According to a U.S. official, President Barack Obama and his allies are working to define the objectives of a military strike against Syria. It wont be limited to a one-day operation but Obama said on Wednesday that a “tailored, limited” strike, unlike the unpopular Iraq war, might be enough to send a message that the use of chemical weaponry will not be tolerated. Obama made clear that any military intervention will be limited to avoid dragging the U.S. in another war in the Middle East. Adding to the built up pressure, the U.S. and Great Britain said they are prepared to launch a military attack without being authorized by the U.N. security council.

Also supportive for the oil market, Libya’s Prime Minister Ali Zeidan said on Wednesday that the country’s output has fallen to 250 000 barrels per day from 2011 pre-war levels of 1.6 million bpd.

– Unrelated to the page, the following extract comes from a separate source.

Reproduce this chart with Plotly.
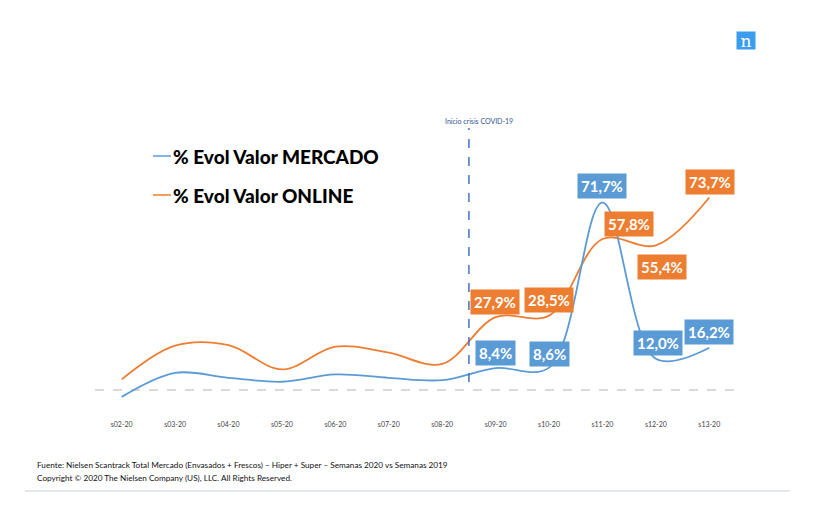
import plotly.graph_objects as go

weeks = ["s02-20", "s03-20", "s04-20", "s05-20", "s06-20", "s07-20",
         "s08-20", "s09-20", "s10-20", "s11-20", "s12-20", "s13-20"]
mercado = [-2.6, 6.6, 4.7, 3.2, 6.0, 4.7, 3.8, 8.4, 8.6, 71.7, 12.0, 16.2]
online = [4.1, 17.0, 17.2, 7.9, 16.6, 14.3, 10.0, 27.9, 28.5, 57.8, 55.4, 73.7]
labeled_idx = [7, 8, 9, 10, 11]
crisis_pos = 6.5
name_m = "% Evol Valor MERCADO"
name_o = "% Evol Valor ONLINE"
crisis_text = "Inicio crisis COVID-19"
footer1 = "Fuente: Nielsen Scantrack Total Mercado (Envasados + Frescos) – Hiper + Super – Semanas 2020 vs Semanas 2019"
footer2 = "Copyright © 2020 The Nielsen Company (US), LLC. All Rights Reserved."

BLUE = "#5B9BD5"
ORANGE = "#ED7D31"
W, H = 837, 520
ML, MR, MT, MB = 95, 101, 181, 109
PW, PH = W - ML - MR, H - MT - MB

def xp(px):
    return (px - ML) / PW

def yp(py):
    return (H - MB - py) / PH

x = list(range(len(weeks)))
fig = go.Figure()
fig.add_trace(go.Scatter(x=x, y=online, mode="lines", name=name_o,
                         line=dict(color=ORANGE, width=1.8, shape="spline", smoothing=1.0),
                         showlegend=False))
fig.add_trace(go.Scatter(x=x, y=mercado, mode="lines", name=name_m,
                         line=dict(color=BLUE, width=1.8, shape="spline", smoothing=1.0),
                         showlegend=False))

def fmt(v):
    return f"{v:.1f}%".replace(".", ",")

# label offsets (px): (dx, dy up)
off_m = {7: (0, 15), 8: (0, 14), 9: (0, 17), 10: (2, 16), 11: (0, 16)}
off_o = {7: (-1, 15), 8: (0, 16), 9: (27, 15), 10: (6, -22), 11: (1, 15)}

anns = []
for i in labeled_idx:
    for vals, offs, col in ((mercado, off_m, BLUE), (online, off_o, ORANGE)):
        dx, dy = offs[i]
        anns.append(dict(x=i, y=vals[i], xref="x", yref="y", text=fmt(vals[i]),
                         showarrow=False, xshift=dx, yshift=dy,
                         xanchor="center", yanchor="middle",
                         font=dict(family="Lato", size=15, color="white", weight="bold"),
                         bgcolor=col, borderpad=3))

# legend-like labels
for name, col, py in ((name_m, BLUE, 156), (name_o, ORANGE, 195)):
    fig.add_shape(type="line", xref="paper", yref="paper",
                  x0=xp(153), x1=xp(171), y0=yp(py), y1=yp(py),
                  line=dict(color=col, width=1.5))
    anns.append(dict(x=xp(171), y=yp(py), xref="paper", yref="paper", text=name,
                     showarrow=False, xanchor="left", yanchor="middle",
                     font=dict(family="Lato", size=19, color="black", weight=900)))

# crisis marker
fig.add_shape(type="line", xref="x", yref="paper", x0=crisis_pos, x1=crisis_pos,
              y0=yp(382), y1=yp(128), line=dict(color="#4472C4", width=1.5, dash="dash"))
anns.append(dict(x=xp(479), y=yp(121), xref="paper", yref="paper", text=crisis_text,
                 showarrow=False, xanchor="center", yanchor="middle",
                 font=dict(family="Lato", size=7, color="#2F5597")))

# zero line
fig.add_shape(type="line", xref="paper", yref="y", x0=0, x1=1, y0=0, y1=0,
              line=dict(color="#D9D9D9", width=2, dash="dash"), layer="below")

# footer
anns.append(dict(x=xp(35), y=yp(465), xref="paper", yref="paper", text=footer1,
                 showarrow=False, xanchor="left", yanchor="middle",
                 font=dict(family="Lato", size=8.2, color="#111111")))
anns.append(dict(x=xp(35), y=yp(478), xref="paper", yref="paper", text=footer2,
                 showarrow=False, xanchor="left", yanchor="middle",
                 font=dict(family="Lato", size=8.2, color="#111111")))
fig.add_shape(type="line", xref="paper", yref="paper", x0=xp(25), x1=xp(790),
              y0=yp(491), y1=yp(491), line=dict(color="#E4E8EC", width=2))

# logo
anns.append(dict(x=xp(746), y=yp(40), xref="paper", yref="paper", text="n",
                 showarrow=False, width=18, height=17, bgcolor="#3A9CEE",
                 borderpad=0, valign="middle", xanchor="center", yanchor="middle",
                 font=dict(family="DejaVu Serif", size=17, color="white")))

fig.update_layout(
    width=W, height=H, margin=dict(l=ML, r=MR, t=MT, b=MB),
    paper_bgcolor="white", plot_bgcolor="white",
    annotations=anns,
    xaxis=dict(range=[-0.5, 11.5], tickmode="array", tickvals=x, ticktext=weeks,
               showgrid=False, zeroline=False, showline=False, ticks="",
               tickfont=dict(family="Lato", size=7, color="#444444"),
               ticklabelstandoff=8),
    yaxis=dict(range=[-8, 80], visible=False, showgrid=False, zeroline=False),
)
fig.write_html("out.html")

Market players will be keeping a close eye on this week’s upcoming U.S. economic data to further gauge oils demand prospects and the possibility of Fed tapering its monetary stimulus in September. On Thursday, the U.S. Preliminary Revised GDP is likely to have grown by 2.2%, while consumer spending and core consumer spending (Personal Consumption Expenditures) probably surged by 1.8% and 0.8% in the second quarter respectively. Initial Jobless Claims probably fell by 1 000 in the week ending August 24. On Friday, Personal Income and Spending are expected to have advanced in July but at a slower pace than in June. Core PCE on monthly and annual basis likely rose in July and the Chicago PMI and Final University of Michigan Confidence are projected to have advanced in August as well.